▸ WHAT THIS TASK INVOLVES: From the listing below, output the lines between the one with "Output the LaTeX" and the one with "minimum width=426, minimum", including those two, and nothing else. Pictures are not copied.

▸ DATASET CONTENT:
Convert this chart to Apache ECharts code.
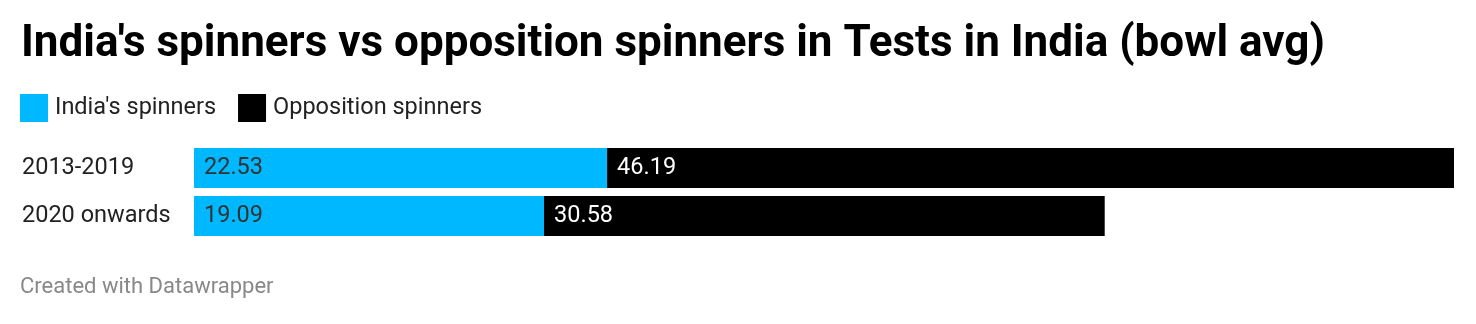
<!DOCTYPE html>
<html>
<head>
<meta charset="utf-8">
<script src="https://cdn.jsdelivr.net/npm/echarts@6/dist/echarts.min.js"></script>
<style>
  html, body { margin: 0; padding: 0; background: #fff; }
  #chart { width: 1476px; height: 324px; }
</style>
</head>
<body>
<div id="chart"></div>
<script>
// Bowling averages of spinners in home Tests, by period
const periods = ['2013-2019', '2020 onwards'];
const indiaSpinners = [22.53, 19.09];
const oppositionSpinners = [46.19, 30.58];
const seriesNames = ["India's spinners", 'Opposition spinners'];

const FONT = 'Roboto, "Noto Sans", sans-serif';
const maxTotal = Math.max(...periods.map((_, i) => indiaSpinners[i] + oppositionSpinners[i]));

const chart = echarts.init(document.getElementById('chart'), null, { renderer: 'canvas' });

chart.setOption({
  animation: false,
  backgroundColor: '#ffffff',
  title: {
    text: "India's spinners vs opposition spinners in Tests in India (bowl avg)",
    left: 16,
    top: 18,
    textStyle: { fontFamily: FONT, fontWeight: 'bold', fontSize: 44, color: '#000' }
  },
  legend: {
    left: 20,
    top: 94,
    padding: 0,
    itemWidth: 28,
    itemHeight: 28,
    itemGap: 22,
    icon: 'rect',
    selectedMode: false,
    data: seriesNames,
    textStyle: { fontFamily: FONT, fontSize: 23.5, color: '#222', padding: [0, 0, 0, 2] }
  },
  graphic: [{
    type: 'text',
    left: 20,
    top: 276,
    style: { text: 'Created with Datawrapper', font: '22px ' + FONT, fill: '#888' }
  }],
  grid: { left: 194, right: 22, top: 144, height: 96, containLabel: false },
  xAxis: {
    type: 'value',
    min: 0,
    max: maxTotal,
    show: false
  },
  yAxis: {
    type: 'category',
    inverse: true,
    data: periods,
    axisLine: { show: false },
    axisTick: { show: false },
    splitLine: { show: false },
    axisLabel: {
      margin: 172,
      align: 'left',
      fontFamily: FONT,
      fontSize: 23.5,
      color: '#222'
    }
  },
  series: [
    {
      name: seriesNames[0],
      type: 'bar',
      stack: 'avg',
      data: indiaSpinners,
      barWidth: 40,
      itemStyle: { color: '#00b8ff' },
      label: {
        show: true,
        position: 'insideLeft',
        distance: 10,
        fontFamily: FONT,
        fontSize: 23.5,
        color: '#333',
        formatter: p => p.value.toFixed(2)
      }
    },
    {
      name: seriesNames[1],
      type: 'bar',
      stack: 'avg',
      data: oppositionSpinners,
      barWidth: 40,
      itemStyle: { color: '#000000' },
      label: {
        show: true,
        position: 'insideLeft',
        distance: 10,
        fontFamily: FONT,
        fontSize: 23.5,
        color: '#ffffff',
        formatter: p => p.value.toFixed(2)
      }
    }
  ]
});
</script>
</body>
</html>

--

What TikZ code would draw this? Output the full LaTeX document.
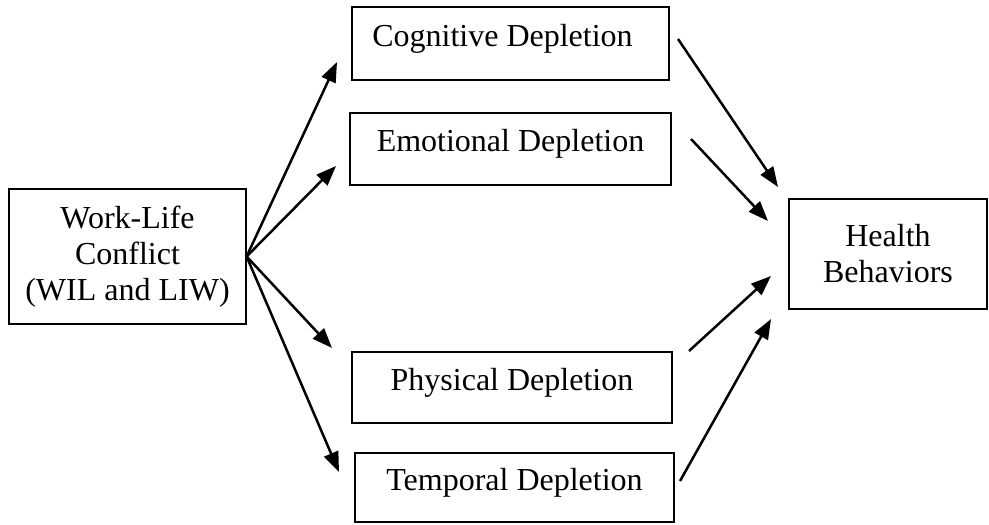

* * *

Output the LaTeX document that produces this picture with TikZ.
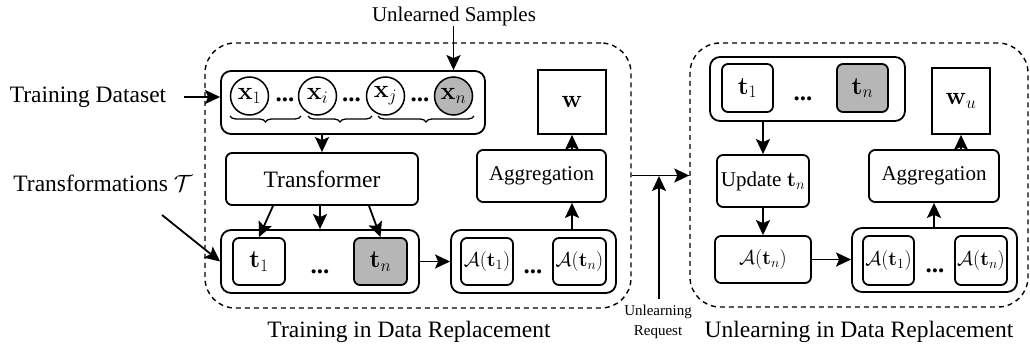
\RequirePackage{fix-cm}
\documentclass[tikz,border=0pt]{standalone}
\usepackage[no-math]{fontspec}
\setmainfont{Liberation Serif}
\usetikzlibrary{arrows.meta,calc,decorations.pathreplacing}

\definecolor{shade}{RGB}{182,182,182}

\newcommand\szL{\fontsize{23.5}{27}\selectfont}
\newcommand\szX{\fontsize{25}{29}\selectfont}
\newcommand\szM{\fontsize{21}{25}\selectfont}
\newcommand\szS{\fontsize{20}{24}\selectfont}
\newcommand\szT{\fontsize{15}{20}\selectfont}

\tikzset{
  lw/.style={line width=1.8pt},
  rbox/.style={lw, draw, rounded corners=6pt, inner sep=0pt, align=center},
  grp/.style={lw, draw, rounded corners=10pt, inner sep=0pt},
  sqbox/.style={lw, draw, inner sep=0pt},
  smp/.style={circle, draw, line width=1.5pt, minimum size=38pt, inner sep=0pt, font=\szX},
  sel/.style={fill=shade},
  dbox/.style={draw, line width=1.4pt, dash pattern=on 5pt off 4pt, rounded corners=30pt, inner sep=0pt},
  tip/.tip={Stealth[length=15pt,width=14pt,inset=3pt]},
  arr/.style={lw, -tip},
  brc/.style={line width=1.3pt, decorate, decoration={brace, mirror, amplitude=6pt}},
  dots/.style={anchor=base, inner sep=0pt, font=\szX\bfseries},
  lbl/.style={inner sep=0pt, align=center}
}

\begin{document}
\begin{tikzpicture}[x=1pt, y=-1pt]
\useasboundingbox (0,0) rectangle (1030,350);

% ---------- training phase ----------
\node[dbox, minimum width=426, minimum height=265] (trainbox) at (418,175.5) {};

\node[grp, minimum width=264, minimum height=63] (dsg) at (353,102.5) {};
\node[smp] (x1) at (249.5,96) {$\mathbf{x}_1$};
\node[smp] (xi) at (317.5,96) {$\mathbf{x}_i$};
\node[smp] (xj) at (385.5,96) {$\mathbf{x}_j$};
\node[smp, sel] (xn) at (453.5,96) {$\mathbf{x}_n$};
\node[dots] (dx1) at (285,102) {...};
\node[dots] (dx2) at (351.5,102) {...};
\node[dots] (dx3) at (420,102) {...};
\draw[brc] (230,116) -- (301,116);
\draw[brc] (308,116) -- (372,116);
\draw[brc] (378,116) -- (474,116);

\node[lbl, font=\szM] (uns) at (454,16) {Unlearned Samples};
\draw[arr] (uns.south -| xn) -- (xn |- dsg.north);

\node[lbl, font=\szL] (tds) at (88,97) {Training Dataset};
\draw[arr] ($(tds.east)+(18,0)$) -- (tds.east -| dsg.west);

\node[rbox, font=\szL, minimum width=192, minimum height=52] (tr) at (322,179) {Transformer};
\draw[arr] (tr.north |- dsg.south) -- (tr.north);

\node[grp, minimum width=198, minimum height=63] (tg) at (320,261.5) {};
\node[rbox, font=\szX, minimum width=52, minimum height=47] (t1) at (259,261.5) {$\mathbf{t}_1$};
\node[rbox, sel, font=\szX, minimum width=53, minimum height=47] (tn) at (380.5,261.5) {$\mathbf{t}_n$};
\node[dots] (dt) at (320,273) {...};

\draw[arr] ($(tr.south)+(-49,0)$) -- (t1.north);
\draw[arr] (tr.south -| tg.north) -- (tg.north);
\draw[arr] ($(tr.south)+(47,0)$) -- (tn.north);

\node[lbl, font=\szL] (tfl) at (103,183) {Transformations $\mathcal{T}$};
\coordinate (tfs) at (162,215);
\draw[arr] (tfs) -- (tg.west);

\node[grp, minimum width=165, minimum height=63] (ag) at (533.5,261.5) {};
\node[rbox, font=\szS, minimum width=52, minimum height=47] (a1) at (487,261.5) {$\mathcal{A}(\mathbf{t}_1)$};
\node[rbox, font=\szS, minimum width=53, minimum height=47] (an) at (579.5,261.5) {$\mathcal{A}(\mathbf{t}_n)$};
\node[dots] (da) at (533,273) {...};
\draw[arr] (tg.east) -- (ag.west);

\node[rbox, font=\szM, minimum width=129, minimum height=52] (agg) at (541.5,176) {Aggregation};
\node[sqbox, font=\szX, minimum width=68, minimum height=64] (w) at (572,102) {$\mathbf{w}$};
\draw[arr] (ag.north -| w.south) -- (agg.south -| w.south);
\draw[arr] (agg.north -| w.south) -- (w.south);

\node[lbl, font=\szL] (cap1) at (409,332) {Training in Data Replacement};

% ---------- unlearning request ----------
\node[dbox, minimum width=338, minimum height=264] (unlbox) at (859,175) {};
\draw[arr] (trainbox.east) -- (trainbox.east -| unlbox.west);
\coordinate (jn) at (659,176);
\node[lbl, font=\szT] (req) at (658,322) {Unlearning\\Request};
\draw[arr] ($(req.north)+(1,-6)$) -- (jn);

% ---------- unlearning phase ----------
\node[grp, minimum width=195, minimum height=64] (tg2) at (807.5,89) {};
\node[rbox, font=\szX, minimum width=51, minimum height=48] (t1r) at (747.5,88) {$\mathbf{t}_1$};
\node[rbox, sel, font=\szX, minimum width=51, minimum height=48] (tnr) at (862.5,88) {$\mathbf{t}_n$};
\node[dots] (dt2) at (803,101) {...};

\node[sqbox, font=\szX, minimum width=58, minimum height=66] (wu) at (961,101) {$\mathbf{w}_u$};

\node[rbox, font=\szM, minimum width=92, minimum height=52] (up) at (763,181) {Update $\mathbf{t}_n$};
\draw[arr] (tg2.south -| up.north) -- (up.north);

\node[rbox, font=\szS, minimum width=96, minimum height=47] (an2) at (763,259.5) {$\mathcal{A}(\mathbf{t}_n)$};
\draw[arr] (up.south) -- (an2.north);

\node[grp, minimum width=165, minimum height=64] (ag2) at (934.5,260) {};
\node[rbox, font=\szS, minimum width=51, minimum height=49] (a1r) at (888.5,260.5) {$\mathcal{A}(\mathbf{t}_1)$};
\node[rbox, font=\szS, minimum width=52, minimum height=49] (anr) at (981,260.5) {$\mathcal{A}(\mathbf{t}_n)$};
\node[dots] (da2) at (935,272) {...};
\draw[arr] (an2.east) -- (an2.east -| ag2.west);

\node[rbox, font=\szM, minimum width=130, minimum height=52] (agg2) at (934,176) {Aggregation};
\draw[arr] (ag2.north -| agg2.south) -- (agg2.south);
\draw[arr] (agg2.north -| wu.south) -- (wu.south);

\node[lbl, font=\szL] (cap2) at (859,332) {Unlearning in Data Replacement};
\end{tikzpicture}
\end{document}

▸ WRITTEN SOLUTION:
Output the LaTeX document that produces this picture with TikZ.
\RequirePackage{fix-cm}
\documentclass[tikz,border=0pt]{standalone}
\usepackage[no-math]{fontspec}
\setmainfont{Liberation Serif}
\usetikzlibrary{arrows.meta,calc,decorations.pathreplacing}

\definecolor{shade}{RGB}{182,182,182}

\newcommand\szL{\fontsize{23.5}{27}\selectfont}
\newcommand\szX{\fontsize{25}{29}\selectfont}
\newcommand\szM{\fontsize{21}{25}\selectfont}
\newcommand\szS{\fontsize{20}{24}\selectfont}
\newcommand\szT{\fontsize{15}{20}\selectfont}

\tikzset{
  lw/.style={line width=1.8pt},
  rbox/.style={lw, draw, rounded corners=6pt, inner sep=0pt, align=center},
  grp/.style={lw, draw, rounded corners=10pt, inner sep=0pt},
  sqbox/.style={lw, draw, inner sep=0pt},
  smp/.style={circle, draw, line width=1.5pt, minimum size=38pt, inner sep=0pt, font=\szX},
  sel/.style={fill=shade},
  dbox/.style={draw, line width=1.4pt, dash pattern=on 5pt off 4pt, rounded corners=30pt, inner sep=0pt},
  tip/.tip={Stealth[length=15pt,width=14pt,inset=3pt]},
  arr/.style={lw, -tip},
  brc/.style={line width=1.3pt, decorate, decoration={brace, mirror, amplitude=6pt}},
  dots/.style={anchor=base, inner sep=0pt, font=\szX\bfseries},
  lbl/.style={inner sep=0pt, align=center}
}

\begin{document}
\begin{tikzpicture}[x=1pt, y=-1pt]
\useasboundingbox (0,0) rectangle (1030,350);

% ---------- training phase ----------
\node[dbox, minimum width=426, minimum height=265] (trainbox) at (418,175.5) {};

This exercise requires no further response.